* _What this task involves_:
Return the listing below word for word.

* _Data extract_:
________________________

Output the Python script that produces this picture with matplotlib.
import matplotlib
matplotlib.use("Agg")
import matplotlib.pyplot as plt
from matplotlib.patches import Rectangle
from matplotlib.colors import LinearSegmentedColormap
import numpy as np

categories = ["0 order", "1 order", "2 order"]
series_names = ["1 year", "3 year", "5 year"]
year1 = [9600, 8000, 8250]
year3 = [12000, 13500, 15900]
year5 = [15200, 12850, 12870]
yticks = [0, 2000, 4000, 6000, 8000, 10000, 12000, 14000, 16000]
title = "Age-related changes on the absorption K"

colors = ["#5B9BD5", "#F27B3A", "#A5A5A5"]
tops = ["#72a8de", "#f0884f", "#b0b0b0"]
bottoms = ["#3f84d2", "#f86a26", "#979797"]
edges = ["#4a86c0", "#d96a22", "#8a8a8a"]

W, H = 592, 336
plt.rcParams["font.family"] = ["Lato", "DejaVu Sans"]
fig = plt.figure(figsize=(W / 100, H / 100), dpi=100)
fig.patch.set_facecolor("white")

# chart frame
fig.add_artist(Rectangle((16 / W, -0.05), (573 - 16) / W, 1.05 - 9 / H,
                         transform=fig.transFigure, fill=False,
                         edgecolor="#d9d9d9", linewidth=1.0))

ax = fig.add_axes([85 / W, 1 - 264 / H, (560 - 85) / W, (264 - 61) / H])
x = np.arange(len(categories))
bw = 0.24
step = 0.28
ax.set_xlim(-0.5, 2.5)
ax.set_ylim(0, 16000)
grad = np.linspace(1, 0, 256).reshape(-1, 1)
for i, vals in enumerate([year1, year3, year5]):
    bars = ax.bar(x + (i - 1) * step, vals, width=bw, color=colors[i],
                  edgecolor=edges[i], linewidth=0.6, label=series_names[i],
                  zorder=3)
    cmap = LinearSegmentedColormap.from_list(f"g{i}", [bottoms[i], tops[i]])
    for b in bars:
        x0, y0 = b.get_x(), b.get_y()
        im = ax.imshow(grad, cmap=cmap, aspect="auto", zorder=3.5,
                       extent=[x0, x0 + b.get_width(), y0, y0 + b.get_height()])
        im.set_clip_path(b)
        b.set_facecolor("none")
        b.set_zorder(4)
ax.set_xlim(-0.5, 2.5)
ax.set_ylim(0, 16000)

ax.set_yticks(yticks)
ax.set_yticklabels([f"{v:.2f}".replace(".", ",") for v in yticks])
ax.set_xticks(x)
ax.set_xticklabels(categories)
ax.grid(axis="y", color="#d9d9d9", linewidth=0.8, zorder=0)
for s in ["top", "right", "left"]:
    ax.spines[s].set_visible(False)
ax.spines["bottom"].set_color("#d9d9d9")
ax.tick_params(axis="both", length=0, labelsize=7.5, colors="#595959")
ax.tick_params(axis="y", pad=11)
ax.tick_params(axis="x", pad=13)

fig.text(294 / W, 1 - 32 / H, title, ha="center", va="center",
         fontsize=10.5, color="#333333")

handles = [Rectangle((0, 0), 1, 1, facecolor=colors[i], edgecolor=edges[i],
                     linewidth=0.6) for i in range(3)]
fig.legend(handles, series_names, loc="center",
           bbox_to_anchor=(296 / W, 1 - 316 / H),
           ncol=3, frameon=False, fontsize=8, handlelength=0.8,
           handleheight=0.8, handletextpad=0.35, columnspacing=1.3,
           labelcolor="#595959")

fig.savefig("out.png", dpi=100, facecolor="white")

________________________

* _Result for this exercise_:
Output the Python script that produces this picture with matplotlib.
import matplotlib
matplotlib.use("Agg")
import matplotlib.pyplot as plt
from matplotlib.patches import Rectangle
from matplotlib.colors import LinearSegmentedColormap
import numpy as np

categories = ["0 order", "1 order", "2 order"]
series_names = ["1 year", "3 year", "5 year"]
year1 = [9600, 8000, 8250]
year3 = [12000, 13500, 15900]
year5 = [15200, 12850, 12870]
yticks = [0, 2000, 4000, 6000, 8000, 10000, 12000, 14000, 16000]
title = "Age-related changes on the absorption K"

colors = ["#5B9BD5", "#F27B3A", "#A5A5A5"]
tops = ["#72a8de", "#f0884f", "#b0b0b0"]
bottoms = ["#3f84d2", "#f86a26", "#979797"]
edges = ["#4a86c0", "#d96a22", "#8a8a8a"]

W, H = 592, 336
plt.rcParams["font.family"] = ["Lato", "DejaVu Sans"]
fig = plt.figure(figsize=(W / 100, H / 100), dpi=100)
fig.patch.set_facecolor("white")

# chart frame
fig.add_artist(Rectangle((16 / W, -0.05), (573 - 16) / W, 1.05 - 9 / H,
                         transform=fig.transFigure, fill=False,
                         edgecolor="#d9d9d9", linewidth=1.0))

ax = fig.add_axes([85 / W, 1 - 264 / H, (560 - 85) / W, (264 - 61) / H])
x = np.arange(len(categories))
bw = 0.24
step = 0.28
ax.set_xlim(-0.5, 2.5)
ax.set_ylim(0, 16000)
grad = np.linspace(1, 0, 256).reshape(-1, 1)
for i, vals in enumerate([year1, year3, year5]):
    bars = ax.bar(x + (i - 1) * step, vals, width=bw, color=colors[i],
                  edgecolor=edges[i], linewidth=0.6, label=series_names[i],
                  zorder=3)
    cmap = LinearSegmentedColormap.from_list(f"g{i}", [bottoms[i], tops[i]])
    for b in bars:
        x0, y0 = b.get_x(), b.get_y()
        im = ax.imshow(grad, cmap=cmap, aspect="auto", zorder=3.5,
                       extent=[x0, x0 + b.get_width(), y0, y0 + b.get_height()])
        im.set_clip_path(b)
        b.set_facecolor("none")
        b.set_zorder(4)
ax.set_xlim(-0.5, 2.5)
ax.set_ylim(0, 16000)

ax.set_yticks(yticks)
ax.set_yticklabels([f"{v:.2f}".replace(".", ",") for v in yticks])
ax.set_xticks(x)
ax.set_xticklabels(categories)
ax.grid(axis="y", color="#d9d9d9", linewidth=0.8, zorder=0)
for s in ["top", "right", "left"]:
    ax.spines[s].set_visible(False)
ax.spines["bottom"].set_color("#d9d9d9")
ax.tick_params(axis="both", length=0, labelsize=7.5, colors="#595959")
ax.tick_params(axis="y", pad=11)
ax.tick_params(axis="x", pad=13)

fig.text(294 / W, 1 - 32 / H, title, ha="center", va="center",
         fontsize=10.5, color="#333333")

handles = [Rectangle((0, 0), 1, 1, facecolor=colors[i], edgecolor=edges[i],
                     linewidth=0.6) for i in range(3)]
fig.legend(handles, series_names, loc="center",
           bbox_to_anchor=(296 / W, 1 - 316 / H),
           ncol=3, frameon=False, fontsize=8, handlelength=0.8,
           handleheight=0.8, handletextpad=0.35, columnspacing=1.3,
           labelcolor="#595959")

fig.savefig("out.png", dpi=100, facecolor="white")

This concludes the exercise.